Abbildung 1: Extraorale Hautirritation der rechten Gesichtshälfte und des rechten Halses im Sinne einer Verbrennung ersten Grades während einer laufenden Bestrahlung im Kopf-Hals-Bereich. Zusätzlich zeigt sich eine ödematöse Schwellung der rechten Wange und des rechten Ohres.| Copyright
Abbildung 2: Ausgeprägte Xerostomie der linken Wange mit deutlichem Verlust des Oberflächenglanzes der Mundschleimhaut | Copyright
Abbildung 3: Infizierte Osteoradionekrose (IORN) des Unterkiefers in regio 43–46. Neben der entzündlich veränderten Mundschleimhaut zeigt sich freiliegender, infizierter Kieferknochen. Das vollständige Ausmaß der Osteoradionekrose lässt sich klinisch nur bedingt einschätzen und erfordert zur weiteren Diagnostik eine 3-D-Bildgebung [Kämmerer et al., 2016]. | Copyright
Orale Mukositis infolge einer Krebstherapie
Bei der Mukositis handelt es sich allgemein per definitionem um eine Entzündung beziehungsweise eine entzündliche Veränderung der Mukosa.

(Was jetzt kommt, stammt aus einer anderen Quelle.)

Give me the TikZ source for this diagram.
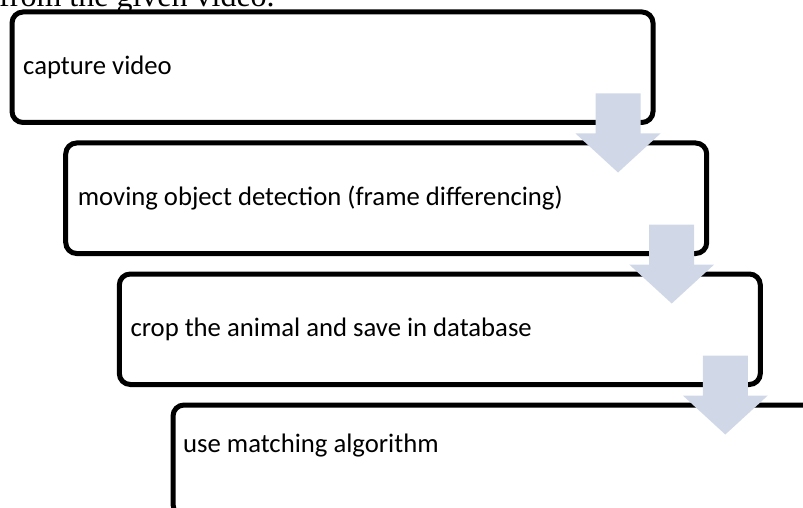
\documentclass[tikz,border=0pt]{standalone}
\usepackage{fontspec}
\setmainfont{Carlito}
\newfontfamily\headfont{Liberation Serif}
\usetikzlibrary{calc}
\definecolor{arrowblue}{RGB}{208,216,232}
\tikzset{
	stepbox/.style={draw=black, line width=5pt, rounded corners=11pt, fill=white,
		minimum width=641pt, minimum height=110.5pt, anchor=north west,
		inner sep=0pt, outer sep=0pt},
	steptext/.style={anchor=base west, inner sep=0pt, font=\fontsize{26.7}{30}\selectfont},
}

\begin{document}
\begin{tikzpicture}[x=1pt, y=-1pt]
			\useasboundingbox (0, 0) rectangle (803, 508);
			\clip (0, 0) rectangle (803, 508);
			% line of the page above the chart, cut off
			\node[anchor=base west, inner sep=0pt, font=\headfont\fontsize{32}{36}\selectfont] (head) at (-1, 6.5) {from the given video.};
			\node[stepbox] (box1) at (12, 12) {};
			\node[stepbox] (box2) at (65.7, 143) {};
			\node[stepbox] (box3) at (119.3, 274) {};
			\node[stepbox] (box4) at (173, 405) {};
			\node[steptext] (text1) at ($(box1.west) + (11, 7)$) {capture video};
			\node[steptext] (text2) at ($(box2.west) + (12, 7)$) {moving object detection (frame differencing)};
			\node[steptext] (text3) at ($(box3.west) + (11, 7)$) {crop the animal and save in database};
			\node[steptext] (text4) at ($(box4.west) + (10, -8)$) {use matching algorithm};
			% block arrows, on top of the borders
			\foreach \a/\b in {box1/box2, box2/box3, box3/box4}
			\fill[arrowblue] ($(\a.south east) + (-57.5, -29)$) -- ++(45, 0) -- ++(0, 40) -- ++(20, 0)
				-- ++(-42.5, 39) -- ++(-42.5, -39) -- ++(20, 0) -- cycle;
		\end{tikzpicture}
\end{document}
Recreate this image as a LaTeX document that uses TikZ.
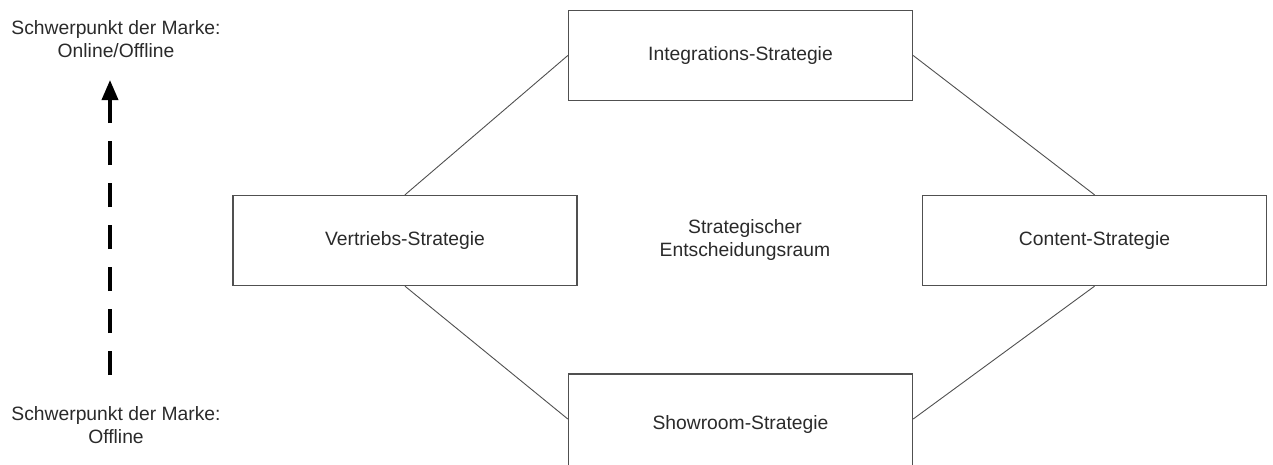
\documentclass[tikz,border=0pt]{standalone}
\usepackage{fontspec}
\setmainfont{Liberation Sans}
\usetikzlibrary{arrows.meta}
\definecolor{edgegray}{HTML}{505050}
\definecolor{textgray}{HTML}{2A2A2A}
\begin{document}
\begin{tikzpicture}[x=1pt,y=-1pt,
  every node/.style={font=\fontsize{19.3}{22.5}\selectfont, text=textgray},
  stratbox/.style={draw=edgegray, line width=1.4pt, rectangle,
    minimum width=344pt, minimum height=90pt, inner sep=0pt},
  link/.style={draw=edgegray, line width=0.9pt},
  label/.style={align=center, inner sep=0pt}]
  \useasboundingbox (0,0) rectangle (1273,464);

  % the four strategy boxes (the lower one runs past the bottom edge)
  \node[stratbox] (integ) at (740.5,55.5) {Integrations-Strategie};
  \node[stratbox] (vert)  at (405,240.5)  {Vertriebs-Strategie};
  \node[stratbox] (cont)  at (1094.5,240.5) {Content-Strategie};
  \node[stratbox, minimum height=96pt, text depth=0pt, yshift=-1pt]
    (show) at (740.5,421) {Showroom-Strategie};

  % decision space in the middle
  \node[label] (mid) at (745,240) {Strategischer\\Entscheidungsraum};

  % diamond of connectors
  \draw[link] (integ.west) -- (vert.north);
  \draw[link] (integ.east) -- (cont.north);
  \draw[link] (vert.south) -- ([yshift=3pt]show.west);
  \draw[link] (cont.south) -- ([yshift=3pt]show.east);

  % brand focus axis
  \node[label] (top) at (116,39) {Schwerpunkt der Marke:\\Online/Offline};
  \node[label] (bot) at (116,425) {Schwerpunkt der Marke:\\Offline};
  \coordinate (axfrom) at (110,375);
  \coordinate (axto) at (110,80);
  \draw[line width=3.6pt, black, dash pattern=on 24pt off 18pt,
        -{Triangle[length=20pt,width=16pt]}] (axfrom) -- (axto);
\end{tikzpicture}
\end{document}
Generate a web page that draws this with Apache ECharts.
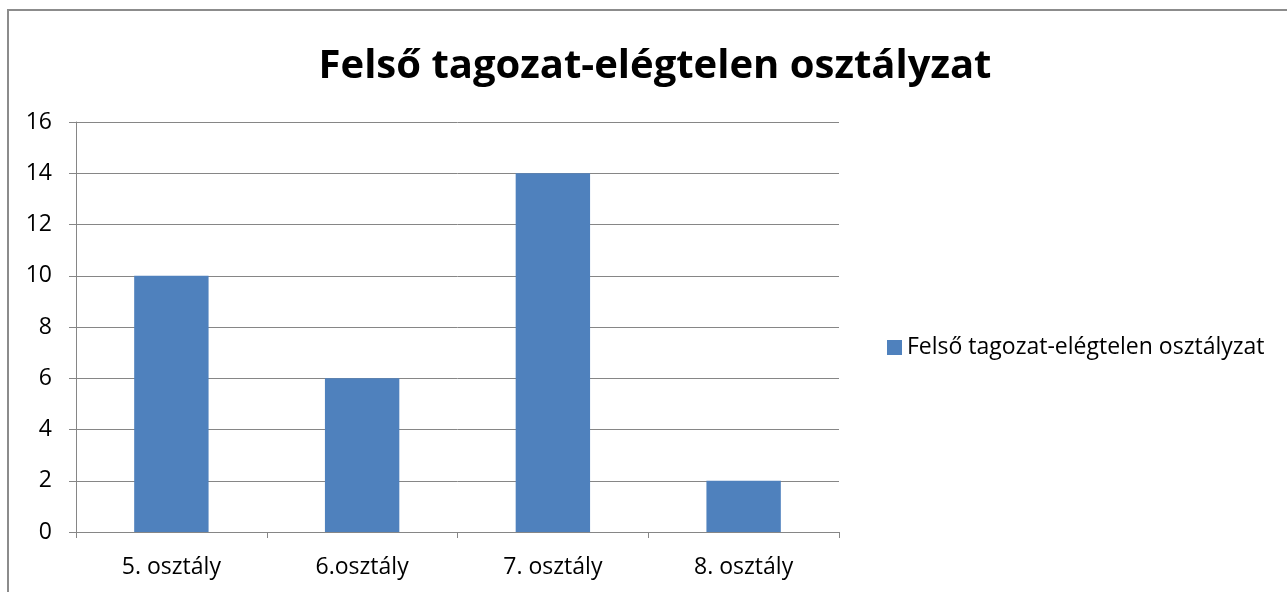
<!DOCTYPE html>
<html>
<head>
<meta charset="utf-8">
<script src="https://cdn.jsdelivr.net/npm/echarts@6/dist/echarts.min.js"></script>
<style>
  html, body { margin: 0; padding: 0; background: #fff; }
  #frame { position: absolute; left: 7px; top: 9px; width: 1290px; height: 600px; border-left: 2px solid #8c8c8c; border-top: 2px solid #8c8c8c; box-sizing: border-box; }
  #chart { width: 1287px; height: 592px; }
</style>
</head>
<body>
<div id="frame"></div>
<div id="chart"></div>
<script>
// data
var categories = ['5. osztály', '6.osztály', '7. osztály', '8. osztály']
var values = [10, 6, 14, 2]
var seriesName = 'Felső tagozat-elégtelen osztályzat'
var chartTitle = 'Felső tagozat-elégtelen osztályzat'

var font = 'Open Sans, Liberation Sans, sans-serif'
var grey = '#868686'

var myChart = echarts.init(document.getElementById('chart'))
myChart.setOption({
  animation: false,
  title: {
    text: chartTitle,
    left: 650,
    textAlign: 'center',
    top: 42,
    textStyle: { fontFamily: font, fontSize: 40, fontWeight: 'bold', color: '#000' }
  },
  legend: {
    data: [seriesName],
    left: 882,
    top: 331,
    orient: 'vertical',
    icon: 'rect',
    itemWidth: 15,
    itemHeight: 15,
    itemGap: 8,
    textStyle: { fontFamily: font, fontSize: 23, color: '#000' }
  },
  grid: {
    left: 76,
    right: 1287 - 839,
    top: 122,
    bottom: 592 - 532,
    containLabel: false
  },
  xAxis: {
    type: 'category',
    data: categories,
    axisLine: { lineStyle: { color: grey, width: 1 } },
    axisTick: { show: true, length: 6, lineStyle: { color: grey } },
    axisLabel: { fontFamily: font, fontSize: 23, color: '#000', margin: 24 }
  },
  yAxis: {
    type: 'value',
    min: 0,
    max: 16,
    interval: 2,
    axisLine: { show: true, lineStyle: { color: grey, width: 1 } },
    axisTick: { show: true, length: 7, lineStyle: { color: grey } },
    axisLabel: { fontFamily: font, fontSize: 23, color: '#000', margin: 24 },
    splitLine: { lineStyle: { color: grey, width: 1 } }
  },
  series: [
    {
      name: seriesName,
      type: 'bar',
      barWidth: '39%',
      data: values,
      itemStyle: { color: '#4F81BD' }
    }
  ]
})
</script>
</body>
</html>
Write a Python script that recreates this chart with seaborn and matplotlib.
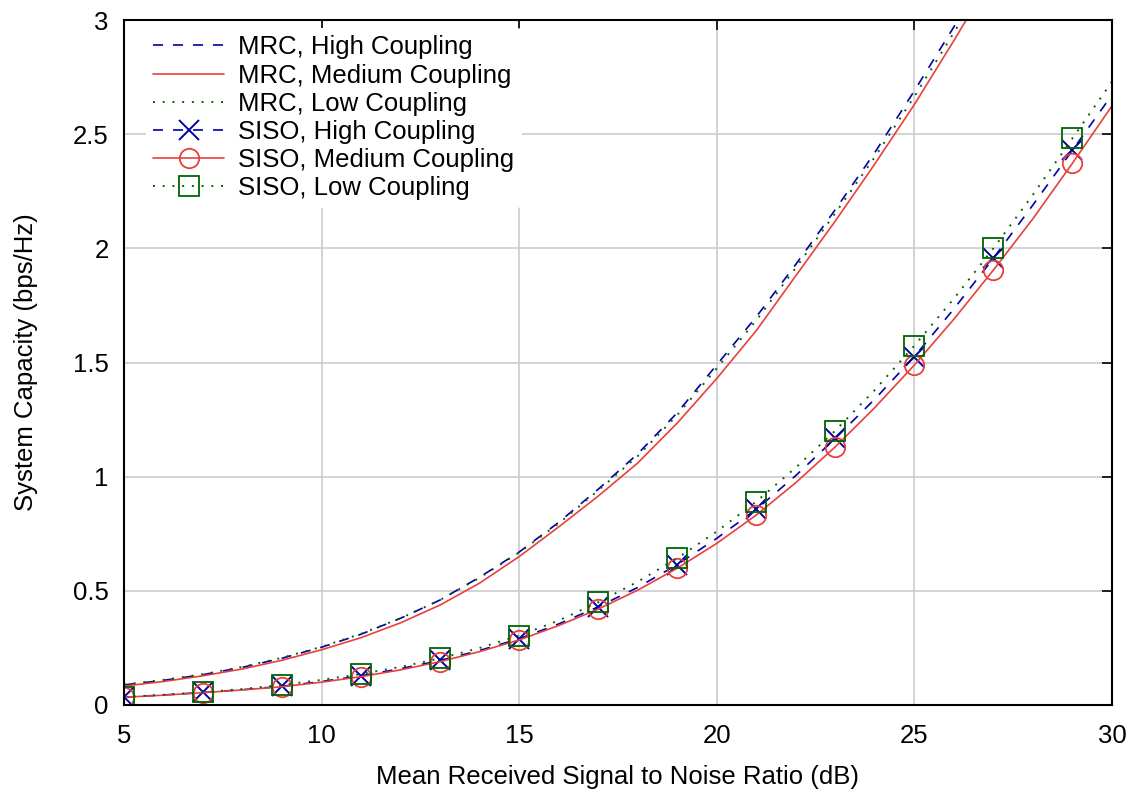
import numpy as np
import matplotlib
matplotlib.use('Agg')
import matplotlib.pyplot as plt
import seaborn as sns

# SNR axis (dB)
snr_mrc = [5, 6, 7, 8, 9, 10, 11, 12, 13, 14, 15, 16, 17, 18, 19, 20, 21, 22, 23, 24, 25, 26, 27]
snr_siso = [5, 6, 7, 8, 9, 10, 11, 12, 13, 14, 15, 16, 17, 18, 19, 20, 21, 22, 23, 24, 25, 26, 27, 28, 29, 30]

# MRC capacity (bps/Hz)
mrc_high = [0.088, 0.108, 0.133, 0.165, 0.205, 0.253, 0.31, 0.38, 0.46, 0.56, 0.67, 0.80, 0.945,
            1.10, 1.28, 1.49, 1.70, 1.93, 2.17, 2.42, 2.69, 2.97, 3.26]
mrc_medium = [0.083, 0.103, 0.128, 0.158, 0.196, 0.242, 0.295, 0.36, 0.438, 0.534, 0.65, 0.78, 0.915,
              1.06, 1.235, 1.43, 1.64, 1.88, 2.12, 2.37, 2.63, 2.91, 3.2]
mrc_low = [0.09, 0.11, 0.135, 0.167, 0.207, 0.255, 0.312, 0.38, 0.46, 0.558, 0.668, 0.795, 0.94,
           1.09, 1.27, 1.475, 1.685, 1.915, 2.155, 2.40, 2.665, 2.945, 3.23]

# SISO capacity (bps/Hz)
siso_high = [0.034, 0.044, 0.055, 0.067, 0.082, 0.103, 0.128, 0.159, 0.195, 0.239, 0.29, 0.355, 0.43,
             0.515, 0.615, 0.73, 0.857, 1.005, 1.168, 1.34, 1.526, 1.735, 1.957, 2.19, 2.43, 2.672]
siso_medium = [0.034, 0.043, 0.054, 0.066, 0.080, 0.100, 0.124, 0.154, 0.19, 0.234, 0.285, 0.348, 0.42,
               0.503, 0.599, 0.708, 0.832, 0.974, 1.131, 1.303, 1.489, 1.69, 1.905, 2.13, 2.373, 2.624]
siso_low = [0.035, 0.045, 0.056, 0.07, 0.088, 0.11, 0.136, 0.167, 0.204, 0.25, 0.304, 0.37, 0.45,
            0.54, 0.643, 0.76, 0.891, 1.04, 1.202, 1.38, 1.574, 1.78, 2.0, 2.235, 2.482, 2.73]

x_ticks = [5, 10, 15, 20, 25, 30]
y_ticks = [0, 0.5, 1, 1.5, 2, 2.5, 3]
y_tick_labels = ['0', '0.5', '1', '1.5', '2', '2.5', '3']

blue = '#0000a8'
red = '#e8403c'
green = '#006400'

sns.set_style('white')
plt.rcParams['font.family'] = ['Liberation Sans', 'DejaVu Sans']
plt.rcParams['text.color'] = 'black'
plt.rcParams['axes.labelcolor'] = 'black'

fs = 18.5

fig = plt.figure(figsize=(11.43, 7.95), dpi=100)
ax = fig.add_axes([124 / 1143, 1 - 705 / 795, (1112 - 124) / 1143, (705 - 20) / 795])

dash = (0, (6, 6))
dot = (0, (1, 4))

sns.lineplot(x=snr_mrc, y=mrc_high, ax=ax, color=blue, linestyle=dash, linewidth=1.2,
             label='MRC, High Coupling')
sns.lineplot(x=snr_mrc, y=mrc_medium, ax=ax, color=red, linestyle='-', linewidth=1.2,
             label='MRC, Medium Coupling')
sns.lineplot(x=snr_mrc, y=mrc_low, ax=ax, color=green, linestyle=dot, linewidth=1.4,
             label='MRC, Low Coupling')
sns.lineplot(x=snr_siso, y=siso_high, ax=ax, color=blue, linestyle=dash, linewidth=1.2,
             marker='x', markevery=2, markersize=14, markeredgewidth=1.4, markeredgecolor=blue,
             label='SISO, High Coupling')
sns.lineplot(x=snr_siso, y=siso_medium, ax=ax, color=red, linestyle='-', linewidth=1.2,
             marker='o', markevery=2, markersize=14, markeredgewidth=1.3,
             markerfacecolor='none', markeredgecolor=red,
             label='SISO, Medium Coupling')
sns.lineplot(x=snr_siso, y=siso_low, ax=ax, color=green, linestyle=dot, linewidth=1.4,
             marker='s', markevery=2, markersize=14, markeredgewidth=1.3,
             markerfacecolor='none', markeredgecolor=green,
             label='SISO, Low Coupling')

ax.set_xlim(5, 30)
ax.set_ylim(0, 3)
ax.set_xticks(x_ticks)
ax.set_yticks(y_ticks)
ax.set_yticklabels(y_tick_labels)
ax.grid(True, color='#cccccc', linewidth=1.2)
ax.set_axisbelow(True)
ax.tick_params(direction='in', length=7, width=1.2, top=True, right=True,
               labelsize=fs, colors='black')
ax.tick_params(axis='x', pad=14)
ax.tick_params(axis='y', pad=11)
for s in ax.spines.values():
    s.set_visible(True)
    s.set_color('black')
    s.set_linewidth(1.5)

ax.set_xlabel('Mean Received Signal to Noise Ratio (dB)', fontsize=fs, labelpad=12)
ax.set_ylabel('System Capacity (bps/Hz)', fontsize=fs, labelpad=25)

leg = ax.legend(loc='upper left', bbox_to_anchor=(0.014, 1.0), fontsize=fs, frameon=True,
                framealpha=1, edgecolor='white', handlelength=2.75, labelspacing=0.16,
                borderaxespad=0.3, handletextpad=0.55, borderpad=0.3)
leg.get_frame().set_linewidth(0)

fig.savefig('out.png', dpi=100)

Diese kann in der Mundhöhle durch eine Vielzahl verschiedener Ursachen, zum Beispiel durch einen bakteriellen Biofilm, hervorgerufen werden [Heitz-Mayfield and Salvi, 2018]. Als Folge einer Radio- und/oder Chemotherapie kann die Mukositis das auskleidende Epithel des gesamten Gastrointestinaltrakts betreffen, von der Mundhöhle bis zum Rektum [Lalla et al., 2016]. Die Pathophysiologie der Mukositis ist komplex und noch nicht abschließend geklärt. Nach einer vorangegangenen oder während einer laufenden Radio- und/oder Chemotherapie lässt sich ihre Entstehung – ähnlich wie der Haarausfall – durch den starken Effekt der Strahlung und der Zytostatika auf sich schnell teilende Zellen und Gewebe mit einer hohen Proliferationsrate erklären. Die Schleimhaut des Gastrointestinaltrakts und besonders die orale Mukosa hat eines der höchsten Regenerationspotenziale des menschlichen Körpers. Die Epithelzellen, besonders die stark proliferierenden Zellen des Stratum basale, durchlaufen den Zell-zyklus in einer hohen Frequenz. Innerhalb dieses Zellzyklus gibt es bestimmte Phasen (zum Beispiel G1, G2), in der die Zellen – sowohl benigne als auch maligne – besonders empfindlich gegenüber den zytostatischen und zytotoxischen Effekten einer Radio- und/oder Chemotherapie sind. Daher werden in der oralen Mukosa die basalen Epithelzellen in der kutanen Basalschicht besonders geschädigt, wodurch das Regenerationspotenzial der Mukosa deutlich negativ beeinträchtigt wird und es es zu einer Atrophie und zu Ulzerationen der Mukosa kommt. Es entstehen zunehmend Defekte in der Integrität der Schleimhaut, die diese für verschiedenste Noxen anfälliger machen (mechanisch, chemisch, thermisch, bakteriell, viral und muzin). Der Verlauf einer Mukositis lässt sich in einem Fünf-Phasen-Modell beschreiben [Bollig 2016]:
- (I) Initiation
- (II) Inflammation und Freisetzung von Zytokinen
- (III) Signalverstärkung
- (IV) Ulzeration
- (V) Abheilung
Eine interessante Theorie hinsichtlich der Pathophysiologie der Mukositis beschreibt strahlungsinduzierte Veränderungen in der inflammatorischen Signalkaskade durch NF-ҡB (nuclear factor-kappa B), einem wichtigen Transkriptionsfaktor, der neben Immunreaktionen und der Apoptose von Zellen bei einer Aktivierung auch inflammatorische Reaktionen induzieren kann [Frings et al., 2016]. Insgesamt ist die Bedeutung von NF-ҡB im Kontext der oralen Mukositis aber noch wenig im Detail verstanden. Interessanterweise zeigten Curra et al. bei einer durch 5-FU (5-Fluoruracil) im Tiermodell induzierten oralen Mukositis und einer experimentellen, therapeutischen Photobiomodulation mildere Schweregrade der Mukositis bei einer Aktivierung des NF-ҡB-Signalwegs [Curra et al., 2015]. Zusammenfassend muss hinsichtlich der Pathophysiologie der Mukositis von einem multifaktoriellen Geschehen ausgegangen werden, das in seiner Gesamtheit noch nicht geklärt ist.